'''
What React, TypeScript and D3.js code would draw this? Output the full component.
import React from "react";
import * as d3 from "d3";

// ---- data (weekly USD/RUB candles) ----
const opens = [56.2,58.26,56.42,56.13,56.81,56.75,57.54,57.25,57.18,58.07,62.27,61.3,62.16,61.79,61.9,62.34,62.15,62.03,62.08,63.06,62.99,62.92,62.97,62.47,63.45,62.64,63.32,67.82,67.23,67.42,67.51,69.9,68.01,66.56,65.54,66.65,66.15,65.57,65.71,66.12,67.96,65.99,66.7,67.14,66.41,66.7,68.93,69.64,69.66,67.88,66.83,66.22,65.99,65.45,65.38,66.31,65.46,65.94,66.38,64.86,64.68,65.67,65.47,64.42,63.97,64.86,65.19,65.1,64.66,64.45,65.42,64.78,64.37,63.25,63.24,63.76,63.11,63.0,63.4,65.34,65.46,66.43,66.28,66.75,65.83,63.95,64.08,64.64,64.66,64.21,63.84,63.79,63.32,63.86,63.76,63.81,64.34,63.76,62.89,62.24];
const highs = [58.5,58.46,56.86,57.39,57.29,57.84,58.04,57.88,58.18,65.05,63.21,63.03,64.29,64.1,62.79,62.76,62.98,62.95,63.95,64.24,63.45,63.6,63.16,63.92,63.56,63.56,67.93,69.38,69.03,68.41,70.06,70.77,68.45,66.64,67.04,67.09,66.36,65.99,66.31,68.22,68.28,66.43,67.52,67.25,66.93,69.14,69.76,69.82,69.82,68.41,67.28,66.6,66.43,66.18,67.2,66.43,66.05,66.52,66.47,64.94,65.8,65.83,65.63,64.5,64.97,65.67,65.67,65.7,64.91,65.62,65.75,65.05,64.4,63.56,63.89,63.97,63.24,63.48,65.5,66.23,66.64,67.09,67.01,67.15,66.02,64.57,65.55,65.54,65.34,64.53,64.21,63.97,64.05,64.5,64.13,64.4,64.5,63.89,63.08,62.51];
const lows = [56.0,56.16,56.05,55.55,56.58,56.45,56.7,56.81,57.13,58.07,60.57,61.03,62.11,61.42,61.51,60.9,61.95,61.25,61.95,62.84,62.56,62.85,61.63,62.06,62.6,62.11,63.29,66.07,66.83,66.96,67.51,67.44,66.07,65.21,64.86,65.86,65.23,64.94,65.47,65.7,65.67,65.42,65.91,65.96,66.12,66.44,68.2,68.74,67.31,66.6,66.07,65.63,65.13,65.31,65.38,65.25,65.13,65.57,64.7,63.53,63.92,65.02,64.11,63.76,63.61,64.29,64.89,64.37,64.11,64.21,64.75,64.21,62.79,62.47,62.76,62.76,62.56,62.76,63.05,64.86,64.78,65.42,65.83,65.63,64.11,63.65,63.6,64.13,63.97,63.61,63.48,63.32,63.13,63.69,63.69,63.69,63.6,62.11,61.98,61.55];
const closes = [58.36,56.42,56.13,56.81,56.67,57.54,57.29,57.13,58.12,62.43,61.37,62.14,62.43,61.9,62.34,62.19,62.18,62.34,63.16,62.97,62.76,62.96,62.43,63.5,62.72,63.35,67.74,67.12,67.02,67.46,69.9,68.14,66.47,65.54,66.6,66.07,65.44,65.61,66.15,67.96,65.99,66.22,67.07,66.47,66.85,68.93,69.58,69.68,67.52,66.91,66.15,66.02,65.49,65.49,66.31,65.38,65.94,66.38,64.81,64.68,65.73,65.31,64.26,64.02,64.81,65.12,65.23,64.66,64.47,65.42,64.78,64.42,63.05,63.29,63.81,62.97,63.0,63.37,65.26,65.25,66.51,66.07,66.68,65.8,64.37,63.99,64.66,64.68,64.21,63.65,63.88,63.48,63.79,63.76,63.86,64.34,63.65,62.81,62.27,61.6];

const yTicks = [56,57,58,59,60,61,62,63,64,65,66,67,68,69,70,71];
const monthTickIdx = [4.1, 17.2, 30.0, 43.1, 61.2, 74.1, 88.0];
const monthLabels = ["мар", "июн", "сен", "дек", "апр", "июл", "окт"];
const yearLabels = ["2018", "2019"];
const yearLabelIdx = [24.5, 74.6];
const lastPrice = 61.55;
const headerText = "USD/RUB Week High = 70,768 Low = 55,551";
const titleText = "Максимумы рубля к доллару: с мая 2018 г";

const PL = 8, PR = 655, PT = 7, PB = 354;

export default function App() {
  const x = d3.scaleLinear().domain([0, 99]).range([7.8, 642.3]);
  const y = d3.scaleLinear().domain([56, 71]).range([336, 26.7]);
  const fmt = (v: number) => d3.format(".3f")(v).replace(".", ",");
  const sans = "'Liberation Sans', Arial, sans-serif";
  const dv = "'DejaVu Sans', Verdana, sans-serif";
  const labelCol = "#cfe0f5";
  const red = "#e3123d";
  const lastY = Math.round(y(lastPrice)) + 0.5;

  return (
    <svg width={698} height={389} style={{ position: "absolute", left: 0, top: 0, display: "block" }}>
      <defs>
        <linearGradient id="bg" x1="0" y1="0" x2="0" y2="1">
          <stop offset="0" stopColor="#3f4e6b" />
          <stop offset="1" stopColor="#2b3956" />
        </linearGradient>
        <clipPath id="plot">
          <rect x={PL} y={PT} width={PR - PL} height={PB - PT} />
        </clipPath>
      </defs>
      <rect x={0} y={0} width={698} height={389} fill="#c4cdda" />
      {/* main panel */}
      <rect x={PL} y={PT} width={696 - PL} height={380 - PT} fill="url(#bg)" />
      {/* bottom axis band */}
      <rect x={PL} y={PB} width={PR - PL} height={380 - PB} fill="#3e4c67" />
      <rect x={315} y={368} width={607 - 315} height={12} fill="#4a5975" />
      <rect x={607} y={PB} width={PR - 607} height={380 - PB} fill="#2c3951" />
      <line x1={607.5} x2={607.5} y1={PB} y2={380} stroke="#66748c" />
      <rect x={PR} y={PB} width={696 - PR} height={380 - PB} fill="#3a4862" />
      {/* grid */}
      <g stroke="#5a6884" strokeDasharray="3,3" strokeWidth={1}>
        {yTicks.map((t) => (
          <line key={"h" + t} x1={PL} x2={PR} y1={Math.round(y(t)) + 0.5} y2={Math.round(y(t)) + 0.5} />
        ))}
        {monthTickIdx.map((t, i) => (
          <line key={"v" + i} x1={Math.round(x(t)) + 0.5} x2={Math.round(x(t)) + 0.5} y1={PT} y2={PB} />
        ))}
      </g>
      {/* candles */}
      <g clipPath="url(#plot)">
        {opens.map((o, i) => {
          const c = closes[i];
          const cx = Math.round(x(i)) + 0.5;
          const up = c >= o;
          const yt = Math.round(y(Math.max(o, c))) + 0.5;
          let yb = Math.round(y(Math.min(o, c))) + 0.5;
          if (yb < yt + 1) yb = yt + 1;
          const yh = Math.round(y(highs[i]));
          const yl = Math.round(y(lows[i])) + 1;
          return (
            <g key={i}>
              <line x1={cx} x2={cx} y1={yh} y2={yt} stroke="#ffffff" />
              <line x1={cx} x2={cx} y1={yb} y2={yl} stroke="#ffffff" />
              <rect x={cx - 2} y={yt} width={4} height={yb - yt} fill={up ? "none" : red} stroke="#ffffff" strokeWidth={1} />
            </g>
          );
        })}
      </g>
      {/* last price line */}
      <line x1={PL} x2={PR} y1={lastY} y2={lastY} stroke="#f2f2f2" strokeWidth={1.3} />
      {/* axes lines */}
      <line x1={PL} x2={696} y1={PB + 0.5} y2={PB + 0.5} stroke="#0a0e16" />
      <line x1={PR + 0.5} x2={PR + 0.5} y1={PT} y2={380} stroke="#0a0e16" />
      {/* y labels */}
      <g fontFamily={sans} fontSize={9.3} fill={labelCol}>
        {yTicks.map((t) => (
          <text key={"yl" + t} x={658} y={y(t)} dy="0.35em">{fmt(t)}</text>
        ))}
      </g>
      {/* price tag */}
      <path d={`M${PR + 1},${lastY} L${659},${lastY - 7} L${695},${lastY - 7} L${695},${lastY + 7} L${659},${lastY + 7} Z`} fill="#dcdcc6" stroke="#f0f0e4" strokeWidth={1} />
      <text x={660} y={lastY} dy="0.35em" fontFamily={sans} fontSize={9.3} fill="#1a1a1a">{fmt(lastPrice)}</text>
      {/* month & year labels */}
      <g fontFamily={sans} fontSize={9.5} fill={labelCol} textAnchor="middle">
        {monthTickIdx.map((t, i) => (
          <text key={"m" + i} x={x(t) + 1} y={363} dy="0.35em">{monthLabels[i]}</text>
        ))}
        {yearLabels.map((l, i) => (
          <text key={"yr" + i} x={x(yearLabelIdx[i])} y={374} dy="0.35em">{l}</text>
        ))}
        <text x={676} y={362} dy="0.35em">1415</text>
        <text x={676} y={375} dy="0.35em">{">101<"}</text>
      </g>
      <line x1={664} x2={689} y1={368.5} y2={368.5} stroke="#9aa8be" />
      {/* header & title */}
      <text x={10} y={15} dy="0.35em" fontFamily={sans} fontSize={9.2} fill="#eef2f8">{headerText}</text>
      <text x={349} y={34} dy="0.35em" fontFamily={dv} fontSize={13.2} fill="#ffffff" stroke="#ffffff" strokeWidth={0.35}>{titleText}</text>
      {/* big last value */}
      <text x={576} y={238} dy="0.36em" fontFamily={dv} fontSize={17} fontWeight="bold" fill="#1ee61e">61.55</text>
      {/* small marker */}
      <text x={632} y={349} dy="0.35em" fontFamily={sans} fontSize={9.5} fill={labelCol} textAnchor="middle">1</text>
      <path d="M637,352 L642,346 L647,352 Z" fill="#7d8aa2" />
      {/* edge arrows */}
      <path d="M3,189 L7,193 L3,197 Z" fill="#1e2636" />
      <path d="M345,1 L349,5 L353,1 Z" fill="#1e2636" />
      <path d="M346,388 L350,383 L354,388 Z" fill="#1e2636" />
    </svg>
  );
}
'''
_Task details:_
Begin with the first line of the data above and, please, print each line exactly until you have printed the line containing "import * as"; print nothing else.

_Exercise response:_
What React, TypeScript and D3.js code would draw this? Output the full component.
import React from "react";
import * as d3 from "d3";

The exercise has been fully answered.